Greenwashing in ESG Practices of Business Entities: Concept Evolution, Detection Patterns, and Research Agenda
Sih Indri Yuniasari *
Brawijaya University, Malang, Indonesia.
Lilik Purwanti
Brawijaya University, Malang, Indonesia.
*Author to whom correspondence should be addressed.
Abstract
This study presents a systematic literature review of greenwashing within Environmental, Social, and Governance (ESG) practices of business entities. The aim is to map the conceptual evolution of greenwashing in the ESG context, identify detection patterns used in empirical research, analyse the impact of ESG greenwashing on investor trust, firm value, and regulatory effectiveness, and formulate a future research agenda relevant to emerging-market contexts, particularly Indonesia.

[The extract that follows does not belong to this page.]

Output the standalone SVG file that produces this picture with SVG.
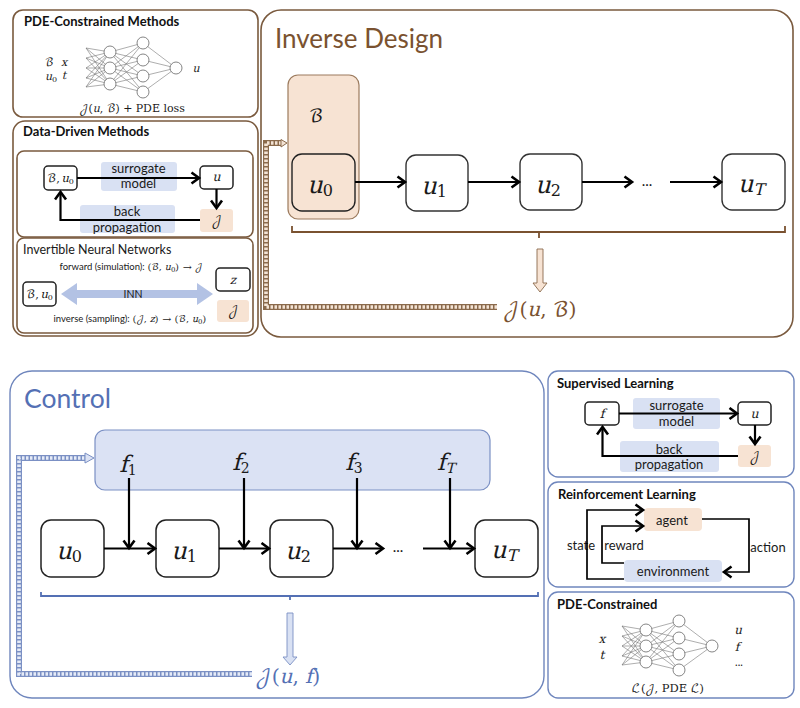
<svg xmlns="http://www.w3.org/2000/svg" xmlns:xlink="http://www.w3.org/1999/xlink" width="800" height="708" viewBox="0 0 800 708">
<style>
text{font-family:"Lato","Open Sans",sans-serif;fill:#1a1a1a;text-anchor:middle}
.h{font-weight:700;font-size:13px;text-anchor:start;fill:#111}
.l{font-size:13px}
.m{font-family:"DejaVu Math TeX Gyre","Liberation Serif","DejaVu Serif",serif;font-style:italic}
.mu{font-family:"DejaVu Math TeX Gyre","DejaVu Serif",serif;font-style:normal}
.brown{fill:none;stroke:#7a5a3e;stroke-width:1.6}
.blue{fill:none;stroke:#6f86bd;stroke-width:1.4}
.box{fill:#fff;stroke:#222;stroke-width:1.5}
.box2{fill:#fff;stroke:#333;stroke-width:1.4}
.peach{fill:#f7e3d3}
.lb{fill:#d9e1f3}
.a{fill:none;stroke:#000;stroke-width:2.2;marker-end:url(#ah)}
.t{fill:none;stroke:#000;stroke-width:1.7;marker-end:url(#ah)}
.n{fill:#fff;stroke:#666;stroke-width:.8}
.nl{stroke:#777;stroke-width:.6;fill:none}
</style>
<defs>
<marker id="ah" markerUnits="userSpaceOnUse" markerWidth="14" markerHeight="14" refX="11" refY="7" orient="auto"><path d="M3.500 1.500L11 7L3.500 12.500" fill="none" stroke="#000" stroke-width="2.6"/></marker>
<g id="net">
<path class="nl" d="M86 48L110 52M86 48L110 68M86 48L110 84M86 58L110 52M86 58L110 68M86 58L110 84M86 68L110 52M86 68L110 68M86 68L110 84M86 78L110 52M86 78L110 68M86 78L110 84M86 87L110 52M86 87L110 68M86 87L110 84M110 52L143 43M110 52L143 60M110 52L143 76M110 52L143 92M110 68L143 43M110 68L143 60M110 68L143 76M110 68L143 92M110 84L143 43M110 84L143 60M110 84L143 76M110 84L143 92M143 43L176 68M143 60L176 68M143 76L176 68M143 92L176 68"/>
<circle class="n" cx="110" cy="52" r="6"/><circle class="n" cx="110" cy="68" r="6"/><circle class="n" cx="110" cy="84" r="6"/>
<circle class="n" cx="143" cy="43" r="6"/><circle class="n" cx="143" cy="60" r="6"/><circle class="n" cx="143" cy="76" r="6"/><circle class="n" cx="143" cy="92" r="6"/>
<circle class="n" cx="176" cy="68" r="6"/>
</g>
</defs>
<rect width="800" height="708" fill="#fff"/>

<g id="pde-methods">
<rect class="brown" x="13" y="10" width="245" height="107" rx="10"/>
<text class="h" x="24" y="26">PDE-Constrained Methods</text>
<use xlink:href="#net" href="#net"/>
<text class="mu" x="49" y="66" font-size="11">ℬ</text><text class="m" x="64" y="66" font-size="11">x</text>
<text class="m" x="51" y="80" font-size="11">u<tspan class="mu" font-size="8" dy="2">0</tspan></text><text class="m" x="64" y="79" font-size="11">t</text>
<text class="m" x="196" y="72" font-size="11">u</text>
<text class="mu" x="132" y="112" font-size="11">𝒥(<tspan class="m">u</tspan>, ℬ) + PDE loss</text>
</g>

<g id="data-driven">
<rect class="brown" x="13" y="121" width="245" height="215" rx="12"/>
<text class="h" x="23" y="136">Data-Driven Methods</text>
<rect class="brown" x="17" y="151" width="236" height="86" rx="7"/>
<rect class="lb" x="101" y="162" width="76" height="29" rx="3"/>
<rect class="lb" x="80" y="205" width="95" height="28" rx="3"/>
<text class="l" x="138.500" y="173">surrogate</text>
<text class="l" x="138.500" y="188">model</text>
<text class="l" x="127" y="216">back</text>
<text class="l" x="127" y="232">propagation</text>
<rect class="box" x="44" y="166" width="33" height="24" rx="4"/>
<text class="mu" x="60.500" y="182" font-size="11.500" word-spacing="-2">ℬ, <tspan class="m">u</tspan><tspan font-size="8" dy="2">0</tspan></text>
<rect class="box" x="200" y="166" width="33" height="23" rx="4"/>
<text class="m" x="216.500" y="181" font-size="12.500">u</text>
<rect class="peach" x="200" y="209" width="33" height="23" rx="3"/>
<text class="mu" x="216.500" y="225" font-size="12.500">𝒥</text>
<path class="a" d="M77 178H199"/>
<path class="a" d="M216.500 189V208"/>
<path class="a" d="M200 220H60.500V192"/>
<rect class="brown" x="17" y="238" width="236" height="95" rx="7"/>
<text x="23" y="254" style="font-size:12.500px;text-anchor:start">Invertible Neural Networks</text>
<text x="131" y="270" style="font-size:9.500px">forward (simulation): <tspan class="mu">(ℬ, </tspan><tspan class="m">u</tspan><tspan class="mu" font-size="7" dy="1.500">0</tspan><tspan class="mu" dy="-1.500">) → 𝒥</tspan></text>
<rect class="box" x="216" y="268" width="34" height="23" rx="4"/>
<text class="m" x="233" y="284" font-size="12">z</text>
<rect class="box" x="23" y="282" width="33" height="24" rx="4"/>
<text class="mu" x="39.500" y="298" font-size="11.500" word-spacing="-2">ℬ, <tspan class="m">u</tspan><tspan font-size="8" dy="2">0</tspan></text>
<path d="M61 294L77 283V290H197V283L213 294L197 305V298H77V305Z" fill="#b3c2e4"/>
<text x="133" y="298" style="font-size:10.500px">INN</text>
<rect class="peach" x="217" y="300" width="32" height="22" rx="3"/>
<text class="mu" x="233" y="315" font-size="12.500">𝒥</text>
<text x="130" y="322" style="font-size:9.500px">inverse (sampling): <tspan class="mu">(𝒥, </tspan><tspan class="m">z</tspan><tspan class="mu">) → (ℬ, </tspan><tspan class="m">u</tspan><tspan class="mu" font-size="7" dy="1.500">0</tspan><tspan class="mu" dy="-1.500">)</tspan></text>
</g>

<g id="inverse-design">
<rect class="brown" x="261" y="10" width="532" height="327" rx="20"/>
<text x="275" y="48" style="font-size:26px;text-anchor:start;fill:#7a5230">Inverse Design</text>
<rect x="288" y="75" width="71" height="144" rx="10" fill="#f7e3d3" stroke="#9c7b5e" stroke-width="1.200"/>
<text class="mu" x="316" y="122" font-size="18" fill="#111">ℬ</text>
<rect x="292" y="154" width="63" height="57" rx="10" fill="#f7e3d3" stroke="#222" stroke-width="1.400"/>
<text class="m" x="320" y="193" font-size="24">u<tspan font-size="16" dy="3" class="mu">0</tspan></text>
<rect class="box2" x="406" y="155" width="62" height="56" rx="10"/>
<text class="m" x="434" y="194" font-size="24">u<tspan font-size="16" dy="3" class="mu">1</tspan></text>
<rect class="box2" x="520" y="154" width="62" height="56" rx="10"/>
<text class="m" x="548" y="193" font-size="24">u<tspan font-size="16" dy="3" class="mu">2</tspan></text>
<rect class="box2" x="722" y="154" width="63" height="56" rx="10"/>
<text class="m" x="751" y="192" font-size="24">u<tspan font-size="16" dy="3">T</tspan></text>
<text x="647" y="186" style="font-size:15px">...</text>
<text class="mu" x="540" y="316" font-size="20" style="fill:#7a5230">𝒥(<tspan class="m" style="fill:#7a5230">u</tspan>, ℬ)</text>
</g>

<g id="control">
<rect x="10" y="371" width="534" height="327" rx="22" fill="none" stroke="#6f86bd" stroke-width="1.400"/>
<text x="24" y="408" style="font-size:26.500px;text-anchor:start;fill:#5470b4">Control</text>
<rect x="95" y="430" width="395" height="60" rx="10" fill="#dbe2f4" stroke="#7b90c4" stroke-width="1.200"/>
<text class="m" x="128" y="472" font-size="23">f<tspan font-size="14" dy="3" class="mu">1</tspan></text>
<text class="m" x="241" y="470" font-size="23">f<tspan font-size="14" dy="3" class="mu">2</tspan></text>
<text class="m" x="354" y="470" font-size="23">f<tspan font-size="14" dy="3" class="mu">3</tspan></text>
<text class="m" x="446" y="470" font-size="23">f<tspan font-size="14" dy="3">T</tspan></text>
<rect class="box" x="41" y="520" width="63" height="57" rx="10"/>
<text class="m" x="69" y="559" font-size="24">u<tspan font-size="16" dy="3" class="mu">0</tspan></text>
<rect class="box" x="156" y="520" width="63" height="57" rx="10"/>
<text class="m" x="184" y="559" font-size="24">u<tspan font-size="16" dy="3" class="mu">1</tspan></text>
<rect class="box" x="270" y="520" width="63" height="57" rx="10"/>
<text class="m" x="298" y="559" font-size="24">u<tspan font-size="16" dy="3" class="mu">2</tspan></text>
<rect class="box" x="475" y="520" width="63" height="57" rx="10"/>
<text class="m" x="504" y="558" font-size="24">u<tspan font-size="16" dy="3">T</tspan></text>
<text x="398" y="552" style="font-size:15px">...</text>
<text class="mu" x="288" y="683" font-size="20" style="fill:#5470b4">𝒥(<tspan class="m" style="fill:#5470b4">u</tspan>, <tspan class="m" style="fill:#5470b4">f</tspan>)</text>
</g>

<g id="supervised">
<rect class="blue" x="548" y="371" width="246" height="106" rx="10"/>
<text class="h" x="557" y="388">Supervised Learning</text>
<rect class="lb" x="633" y="398" width="87" height="31" rx="3"/>
<rect class="lb" x="620" y="441" width="99" height="31" rx="3"/>
<text class="l" x="676.500" y="410">surrogate</text>
<text class="l" x="676.500" y="426">model</text>
<text class="l" x="669" y="454">back</text>
<text class="l" x="669" y="469">propagation</text>
<rect class="box" x="585" y="402" width="34" height="23" rx="4"/>
<text class="m" x="602" y="418" font-size="12.500">f</text>
<rect class="box" x="738" y="402" width="33" height="23" rx="4"/>
<text class="m" x="754.500" y="418" font-size="12.500">u</text>
<rect class="peach" x="738" y="445" width="33" height="22" rx="3"/>
<text class="mu" x="754.500" y="461" font-size="12.500">𝒥</text>
<path class="a" d="M619 413.500H737"/>
<path class="a" d="M755 425V444"/>
<path class="a" d="M738 456H602.500V427"/>
</g>

<g id="reinforcement">
<rect class="blue" x="548" y="482" width="246" height="105" rx="10"/>
<text class="h" x="558" y="499">Reinforcement Learning</text>
<rect class="peach" x="644" y="508" width="58" height="23" rx="4"/>
<text class="l" x="672" y="525">agent</text>
<rect class="lb" x="624" y="560" width="98" height="22" rx="4"/>
<text class="l" x="673" y="576">environment</text>
<text class="l" x="581" y="550">state</text>
<text class="l" x="624" y="550">reward</text>
<text class="l" x="768" y="552">action</text>
</g>

<g id="pde-constrained">
<rect class="blue" x="548" y="592" width="246" height="106" rx="10"/>
<text class="h" x="557" y="609">PDE-Constrained</text>
<use xlink:href="#net" href="#net" transform="translate(536 578)"/>
<text class="m" x="602" y="643" font-size="12">x</text>
<text class="m" x="602" y="659" font-size="12">t</text>
<text class="m" x="738" y="634" font-size="12">u</text>
<text class="m" x="737" y="651" font-size="12">f</text>
<text x="739" y="666" style="font-size:11px">...</text>
<text class="mu" x="668" y="692" font-size="11.500">ℒ(𝒥, PDE ℒ)</text>
</g>

<g id="connectors">
<path class="a" d="M355 182H405"/><path class="a" d="M468 182H519"/><path class="a" d="M582 182H632"/><path class="a" d="M670 182H721"/>
<path d="M292 226V232H785V226M539 232V238" fill="none" stroke="#7a5230" stroke-width="1.800"/>
<path d="M537 249H543V283H547L540 292L533 283H537Z" fill="#f7e3d3" stroke="#8a6a4c" stroke-width=".9"/>
<path d="M497 307H266V143H282" fill="none" stroke="#8a6a4c" stroke-width="6"/>
<path d="M497 307H266V143H282" fill="none" stroke="#f3e3d5" stroke-width="3.600" stroke-dasharray="2.500 1.500"/>
<path d="M281 139.500L287 143L281 147Z" fill="#f3e3d5" stroke="#8a6a4c"/>
<path class="a" d="M104 548.500H155"/><path class="a" d="M219 548.500H269"/><path class="a" d="M333 548.500H383"/><path class="a" d="M423 548.500H474"/>
<path class="a" d="M129 478V548"/><path class="a" d="M244 478V548"/><path class="a" d="M357 478V548"/><path class="a" d="M450 478V548"/>
<path d="M41 592V596H538V592M290 596V600" fill="none" stroke="#5470b4" stroke-width="1.800"/>
<path d="M287 613H293V657H297L290 665L283 657H287Z" fill="#d9e1f3" stroke="#7b90c4" stroke-width=".9"/>
<path d="M252 674H19V458H88" fill="none" stroke="#7b90c4" stroke-width="6"/>
<path d="M252 674H19V458H88" fill="none" stroke="#e6ebf7" stroke-width="3.600" stroke-dasharray="2.500 1.500"/>
<path d="M85 453L94 458L85 463Z" fill="#dbe2f4" stroke="#7b90c4"/>
<path class="t" d="M624 579H587V510H643"/>
<path class="t" d="M624 563H602V526H643"/>
<path class="t" d="M702 519H749V572H724"/>
</g>
</svg>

Following the PRISMA protocol, 35 articles published between 2020 and 2025 were retrieved from Scopus, Web of Science, and Google Scholar and analysed using a multi-paradigm analytical framework that integrates functionalist and critical perspectives. The synthesis identifies six thematic clusters: detection and measurement of ESG greenwashing, divergence among ESG raters, governance and managerial behaviour, anti-greenwashing regulation, greenwashing in developing-country contexts, and financial and capital-market impacts. The review further maps six detection methods, identifies six research gaps, and proposes a four-cluster research agenda prioritised by urgency and contextual relevance to Indonesia. The findings indicate that ESG greenwashing is not merely an individual managerial deviation but a systemic consequence of structural vulnerabilities embedded in the ESG institutional architecture, including rating fragmentation, process-based measurement bias, and the absence of independent assurance mechanisms. Theoretical, methodological, and practical contributions are discussed, along with an integrative framework intended to guide future empirical research on corporate sustainability governance in emerging markets.
Keywords: Greenwashing, ESG, sustainability reporting, systematic literature review, environmental governance, emerging markets.